Так продолжалось три дня. За это время успели вернуться Рик с Лией и Иваром. Девушка плохо себя чувствовала и брат не стал сообщать ей о том, что я натворил. А потом моя невестка попала в лапы к Норману и Рик отправился ее выручать.
— Отец, ты… не возьмешь меня??? — известие о глупости Рика, без сопротивления полезшего в расставленную на него ловушку, поразило даже меня. Но то, что отец отказался взять меня в спасательный отряд, поразило еще больше, — я же самый лучший "нюхач" в стае!
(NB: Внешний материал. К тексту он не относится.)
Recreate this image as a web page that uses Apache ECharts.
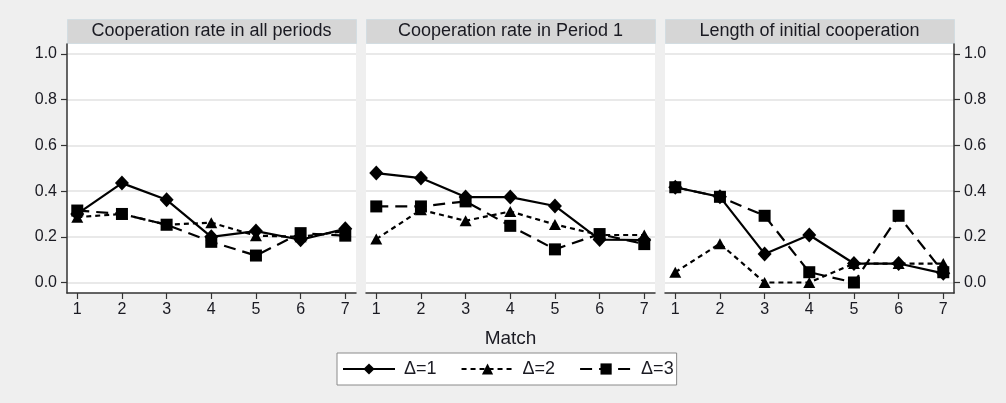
<!DOCTYPE html>
<html>
<head>
<meta charset="UTF-8">
<title>Cooperation by match</title>
<script src="https://cdn.jsdelivr.net/npm/echarts@6/dist/echarts.min.js"></script>
<style>
  html, body { margin: 0; padding: 0; background: #efefef; }
  #main { width: 1006px; height: 403px; }
</style>
</head>
<body>
<div id="main"></div>
<script>
// x categories (match number) and y tick labels
var matches = [1, 2, 3, 4, 5, 6, 7];
var yTicks = [0, 0.2, 0.4, 0.6, 0.8, 1.0];
var panelTitles = ['Cooperation rate in all periods', 'Cooperation rate in Period 1', 'Length of initial cooperation'];
var deltaNames = ['Δ=1', 'Δ=2', 'Δ=3'];

// panel 1: cooperation rate in all periods
var allD1 = [0.30, 0.435, 0.362, 0.20, 0.225, 0.187, 0.235];
var allD2 = [0.286, 0.30, 0.253, 0.262, 0.205, 0.20, 0.225];
var allD3 = [0.315, 0.30, 0.253, 0.178, 0.118, 0.216, 0.205];

// panel 2: cooperation rate in period 1
var p1D1 = [0.479, 0.457, 0.374, 0.374, 0.335, 0.188, 0.186];
var p1D2 = [0.19, 0.318, 0.27, 0.311, 0.254, 0.208, 0.208];
var p1D3 = [0.333, 0.333, 0.355, 0.248, 0.145, 0.212, 0.168];

// panel 3: length of initial cooperation
var lenD1 = [0.417, 0.375, 0.125, 0.208, 0.083, 0.083, 0.04];
var lenD2 = [0.045, 0.17, 0, 0, 0.083, 0.083, 0.083];
var lenD3 = [0.417, 0.375, 0.292, 0.045, 0, 0.292, 0.045];

var panelData = [
  [allD1, allD2, allD3],
  [p1D1, p1D2, p1D3],
  [lenD1, lenD2, lenD3]
];

var FONT = 'Liberation Sans';
var INK = '#1a1a22';
var panelLeft = [67, 366, 665];
var panelW = 289;
var plotTop = 44, plotH = 249;

var symbols = ['diamond', 'triangle', 'rect'];
var symbolSizes = [[14, 15], [12, 11], [12, 12]];
var dashes = ['solid', [5, 4], [12, 7]];

var grids = [], xAxes = [], yAxes = [], series = [], graphics = [];

for (var i = 0; i < 3; i++) {
  grids.push({
    left: panelLeft[i], top: plotTop, width: panelW, height: plotH,
    show: true, backgroundColor: '#fff', borderWidth: 0
  });
  xAxes.push({
    gridIndex: i, type: 'value', min: 0.77, max: 7.24,
    name: i == 1 ? 'Match' : '',
    nameLocation: 'middle', nameGap: 36,
    nameTextStyle: { fontFamily: FONT, fontSize: 19, color: INK },
    axisLine: { show: true, onZero: false, lineStyle: { color: '#333', width: 1.5 } },
    axisTick: { show: true, length: 6, customValues: matches, lineStyle: { color: '#333', width: 1.2 } },
    axisLabel: { customValues: matches, fontFamily: FONT, fontSize: 16, color: INK, margin: 9 },
    splitLine: { show: false }
  });
  var showY = i != 1;
  yAxes.push({
    gridIndex: i, type: 'value', min: -0.046, max: 1.044,
    position: i == 2 ? 'right' : 'left',
    axisLine: { show: showY, onZero: false, lineStyle: { color: '#333', width: 1.5 } },
    axisTick: { show: showY, length: 6, customValues: yTicks, lineStyle: { color: '#333', width: 1.2 } },
    axisLabel: {
      show: showY, customValues: yTicks, fontFamily: FONT, fontSize: 16, color: INK, margin: 10,
      formatter: function (v) { return v.toFixed(1); }
    },
    splitLine: { show: true, lineStyle: { color: '#e9e9e9', width: 2 } }
  });
  for (var d = 0; d < 3; d++) {
    var arr = panelData[i][d];
    series.push({
      name: deltaNames[d],
      type: 'line',
      xAxisIndex: i, yAxisIndex: i,
      data: matches.map(function (m, k) { return [m, arr[k]]; }),
      symbol: symbols[d],
      symbolSize: symbolSizes[d],
      itemStyle: { color: '#000' },
      lineStyle: { color: '#000', width: 2.2, type: dashes[d] },
      z: 3 - d
    });
  }
  // grey title strip above each panel
  graphics.push({
    type: 'rect', left: panelLeft[i], top: 19,
    shape: { width: panelW, height: 24 },
    style: { fill: '#d6d6d6', stroke: '#d3dde2', lineWidth: 1 }
  });
  graphics.push({
    type: 'text', x: panelLeft[i] + panelW / 2, y: 31,
    style: {
      text: panelTitles[i], fill: INK, font: '18px ' + FONT,
      textAlign: 'center', textVerticalAlign: 'middle'
    }
  });
}

var myChart = echarts.init(document.getElementById('main'));
var option = {
  backgroundColor: '#efefef',
  animation: false,
  grid: grids,
  xAxis: xAxes,
  yAxis: yAxes,
  graphic: graphics,
  legend: {
    data: deltaNames,
    left: 337, top: 353,
    padding: [7, 3, 7, 5],
    itemWidth: 52, itemHeight: 14, itemGap: 24,
    backgroundColor: '#fff', borderColor: '#8a8a8a', borderWidth: 1,
    textStyle: { fontFamily: FONT, fontSize: 18, color: INK, padding: [0, 0, 0, 4] }
  },
  series: series
};
myChart.setOption(option);
</script>
</body>
</html>
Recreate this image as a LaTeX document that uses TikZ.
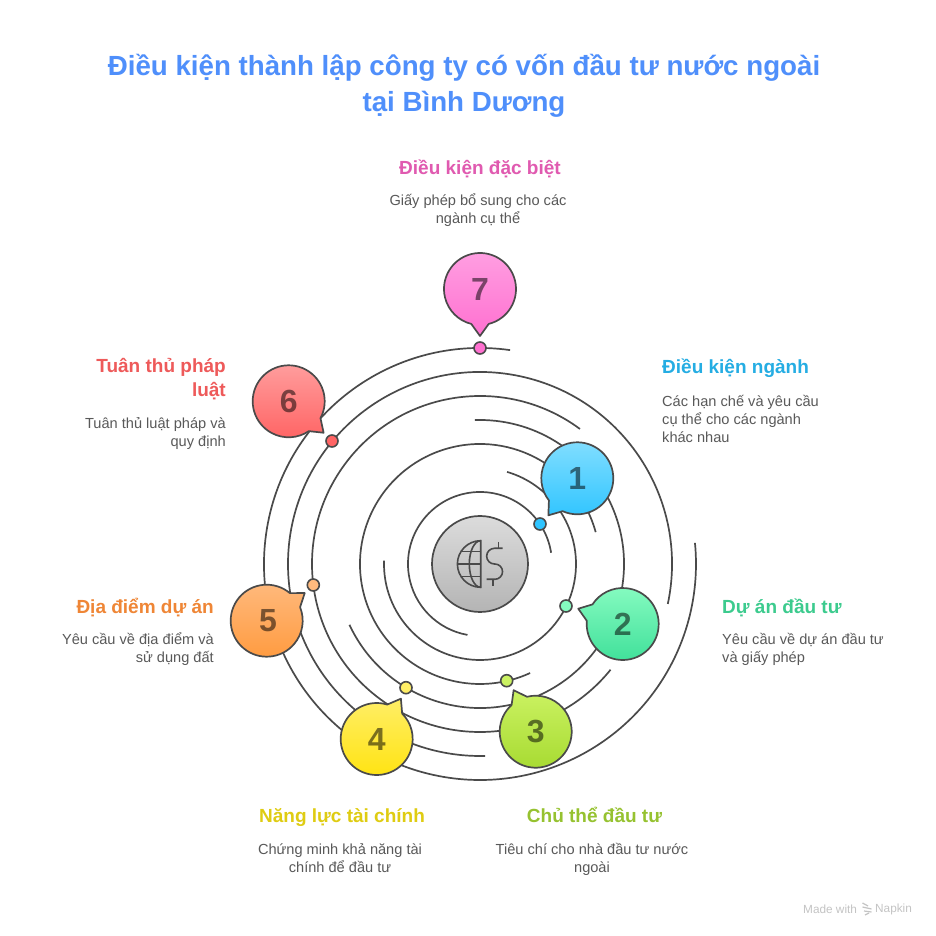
\documentclass[tikz,border=0pt]{standalone}
\usepackage{fontspec}
\setmainfont{Liberation Sans}

\definecolor{ringgray}{HTML}{4A4A4A}
\definecolor{descgray}{HTML}{595959}
\definecolor{titleblue}{HTML}{4F8FFB}
\definecolor{markgray}{HTML}{C4C4C4}
\definecolor{headA}{HTML}{25ADE3}
\definecolor{headB}{HTML}{3CCB8E}
\definecolor{headC}{HTML}{96C230}
\definecolor{headD}{HTML}{DFCC12}
\definecolor{headE}{HTML}{EF8636}
\definecolor{headF}{HTML}{EE5A5A}
\definecolor{headG}{HTML}{E05AB0}
\definecolor{topA}{HTML}{85DFFF}
\definecolor{botA}{HTML}{2EC4FF}
\definecolor{topB}{HTML}{85FBC0}
\definecolor{botB}{HTML}{40E09A}
\definecolor{topC}{HTML}{CBF262}
\definecolor{botC}{HTML}{A6DA30}
\definecolor{topD}{HTML}{FFEE66}
\definecolor{botD}{HTML}{FFE30F}
\definecolor{topE}{HTML}{FFBA7E}
\definecolor{botE}{HTML}{FF9A3E}
\definecolor{topF}{HTML}{FFA0A0}
\definecolor{botF}{HTML}{FF6464}
\definecolor{topG}{HTML}{FFA0E2}
\definecolor{botG}{HTML}{FF70D0}
\definecolor{topH}{HTML}{DCDCDC}
\definecolor{botH}{HTML}{B4B4B4}

\tikzset{
  orbit/.style={draw=ringgray, line width=1.7pt},
  pin/.style={draw=ringgray, line width=1.7pt, line join=round},
  dotmark/.style={draw=ringgray, line width=1.6pt},
  icon/.style={draw=ringgray, line width=1.6pt},
  numtext/.style={font=\fontsize{32}{32}\selectfont\bfseries, text=black, text opacity=.52, inner sep=0},
  headtext/.style={font=\fontsize{19}{24}\selectfont\bfseries, inner sep=0},
  desctext/.style={font=\fontsize{14.6}{18}\selectfont, text=descgray, inner sep=0},
}

% center, tail angle, top color, bottom color
\newcommand{\bubble}[4]{
  \draw[pin, top color=#3, bottom color=#4] ([shift={(#2+14:36)}]#1)
    arc[start angle=#2+14, end angle=#2+346, radius=36] -- ([shift={(#2:47)}]#1) -- cycle;
}

\begin{document}
\begin{tikzpicture}[x=1pt, y=1pt]
  \useasboundingbox (-480, -372) rectangle (456, 564);
  \fill[white] (-480, -372) rectangle (456, 564);

  % orbits, origin at the middle disc
  \draw[orbit] (9:72) arc (9:260:72);
  \draw[orbit] (178:96) arc (178:433.6:96);
  \draw[orbit] (15.4:120) arc (15.4:294.7:120);
  \draw[orbit] (205:144) arc (205:452:144);
  \draw[orbit] (53.5:168) arc (53.5:321:168);
  \draw[orbit] (-12:192) arc (-12:271.5:192);
  \draw[orbit] (82:216) arc (82:365.6:216);

  % dots on the orbits
  \filldraw[dotmark, fill=botA] (60, 40) circle (6);
  \filldraw[dotmark, fill=topB] (86, -42) circle (6);
  \filldraw[dotmark, fill=topC] (26.7, -116.7) circle (6);
  \filldraw[dotmark, fill=topD] (-74, -123.7) circle (6);
  \filldraw[dotmark, fill=topE] (-166.7, -21) circle (6);
  \filldraw[dotmark, fill=botF] (-148, 123) circle (6);
  \filldraw[dotmark, fill=botG] (0, 216) circle (6);

  % bubbles
  \bubble{97.3, 85.7}{232}{topA}{botA}
  \bubble{142.7, -60}{161}{topB}{botB}
  \bubble{55.7, -167.7}{118}{topC}{botC}
  \bubble{-103.3, -175}{59}{topD}{botD}
  \bubble{-213.3, -56.7}{36}{topE}{botE}
  \bubble{-191.3, 162.7}{-42}{topF}{botF}
  \bubble{0, 275}{-90}{topG}{botG}

  \node[numtext] (numA) at (97.3, 85.7) {1};
  \node[numtext] (numB) at (142.7, -60) {2};
  \node[numtext] (numC) at (55.7, -167.7) {3};
  \node[numtext] (numD) at (-103.3, -175) {4};
  \node[numtext] (numE) at (-212, -56.7) {5};
  \node[numtext] (numF) at (-191.3, 162.7) {6};
  \node[numtext] (numG) at (0, 275) {7};

  % middle disc and its icon
  \draw[pin, top color=topH, bottom color=botH] (0, 0) circle (48);
  \draw[icon] (0.7, 23.3) arc (90:270:23.3) -- cycle;
  \draw[icon] (0.7, 23.3) arc (90:270:11.4 and 23.3);
  \draw[icon] (-22.6, 0) -- (0.7, 0);
  \draw[icon] (-19, 12.4) -- (0.7, 12.4);
  \draw[icon] (-19, -12.4) -- (0.7, -12.4);
  \draw[icon] (22.7, 15.7) -- (14.5, 15.7) arc (90:270:7.85) -- (14.9, 0) arc (90:-90:7.65) -- (6.7, -15.3);
  \draw[icon] (18.3, 22) -- (18.3, 15.7);
  \draw[icon] (12.7, -15.3) -- (12.7, -22);

  % title
  \node[font=\fontsize{27.7}{36}\selectfont\bfseries, text=titleblue, align=center, inner sep=0] (title) at (-16, 478.5)
    {Điều kiện thành lập công ty có vốn đầu tư nước ngoài\\tại Bình Dương};

  % labels
  \node[headtext, text=headG] (headg) at (0, 395) {Điều kiện đặc biệt};
  \node[desctext, align=center] (descg) at (-2, 354) {Giấy phép bổ sung cho các\\ngành cụ thể};

  \node[headtext, text=headA, anchor=west] (heada) at (182, 196) {Điều kiện ngành};
  \node[desctext, align=left, anchor=west] (desca) at (182, 145) {Các hạn chế và yêu cầu\\cụ thể cho các ngành\\khác nhau};

  \node[headtext, text=headB, anchor=west] (headb) at (242, -44) {Dự án đầu tư};
  \node[desctext, align=left, anchor=west] (descb) at (242, -85) {Yêu cầu về dự án đầu tư\\và giấy phép};

  \node[headtext, text=headC] (headc) at (114.5, -251) {Chủ thể đầu tư};
  \node[desctext, align=center] (descc) at (112, -295) {Tiêu chí cho nhà đầu tư nước\\ngoài};

  \node[headtext, text=headD] (headd) at (-138, -254) {Năng lực tài chính};
  \node[desctext, align=center] (descd) at (-140, -294) {Chứng minh khả năng tài\\chính để đầu tư};

  \node[headtext, text=headE, anchor=east] (heade) at (-266, -44) {Địa điểm dự án};
  \node[desctext, align=right, anchor=east] (desce) at (-266, -85) {Yêu cầu về địa điểm và\\sử dụng đất};

  \node[headtext, text=headF, align=right, anchor=east] (headf) at (-254, 185) {Tuân thủ pháp\\luật};
  \node[desctext, align=right, anchor=east] (descf) at (-254, 130) {Tuân thủ luật pháp và\\quy định};

  % watermark
  \node[font=\fontsize{11.8}{12}\selectfont, text=markgray, anchor=west, inner sep=0] (made) at (323, -345) {Made with};
  \node[font=\fontsize{11.8}{12}\selectfont, text=markgray, anchor=west, inner sep=0] (napkin) at (395, -345) {Napkin};
  \draw[markgray, line width=1.2pt] (382.5, -339) -- (388, -342);
  \draw[markgray, line width=1.2pt] (382.5, -343) -- (391.5, -345);
  \draw[markgray, line width=1.2pt] (384, -347) -- (391.5, -348);
  \draw[markgray, line width=1.2pt] (385, -351) -- (389, -349);
\end{tikzpicture}
\end{document}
— У тебя стоит запрет! — Эйнар потер переносицу и мне как-то сразу бросились в глаза и его уставший вид и красные глаза, говорившие о том, что в эту ночь вожак, скорее всего, не ложился, и особенно остро проявившиеся горькие морщинки на переносице, — к тому же, ты физически вымотан и вряд ли от тебя будет много толка. А если в тот момент когда, — он бросил быстрый взгляд на вытянувшееся на кровати тело и не договорил.
Но я понял и так. Если в том момент, когда Лив умет, меня не будет рядом, смогу ли я себе простить? Нет. Никогда. Даже если буду. Потому что все, что с ней произошло, произошло лишь по вине моей несдержанности и дикого, сводящего с ума желания сделать ее своей.
Отец уехал. А я сел в кресло рядом с кроватью и взял в руки пальчики Сильвии. Они были холодными, но уже не дрожали. "Паутинка" Нормана уже оплела все плечо и ключицу и двигалась вниз, к груди. Моя же пока заполняла лишь сам след укуса. Он был сильнее. Его печать стояла на ней дольше и успела врасти в плоть, которую сейчас успешно убивала. Мне кажется, я даже чувствовал запах предателя, исходившие от нее, хотя это и было невозможно.
А потом Лив вскрикнула и судорожно выгнулась, хрипя и задыхаясь. Светлая! Оказывается в ней еще были силы. Я с трудом удерживал рвущееся тело на кровати. Один рывок, второй, а потом она упала назад, мелко дрожа и судорожно, словно ей его не хватало, втягивая в себя воздух и открыла чистые, без всяких следов болезни, глаза. И запах Нормана исчез из комнаты. Я перевел изумленный взгляд с ее лица на плечо и увидел, как сначала медленно, а потом все быстрее, тает убивающая ее прежде "паутинка". Связь была разорвана. Метка больше не действовала. И это могло означать только одно: Норман был мертв!
Лив посмотрела на меня большими, испуганными глазами и тихо, не будь я волком, и не разобрал бы спросила: "В-вы кто?" А потом снова потеряла сознание. И уже не видела, как молодой сильный мужчина лег к ней в постель, сжал в своих объятиях и, впервые, с трехлетнего возраста, заплакал.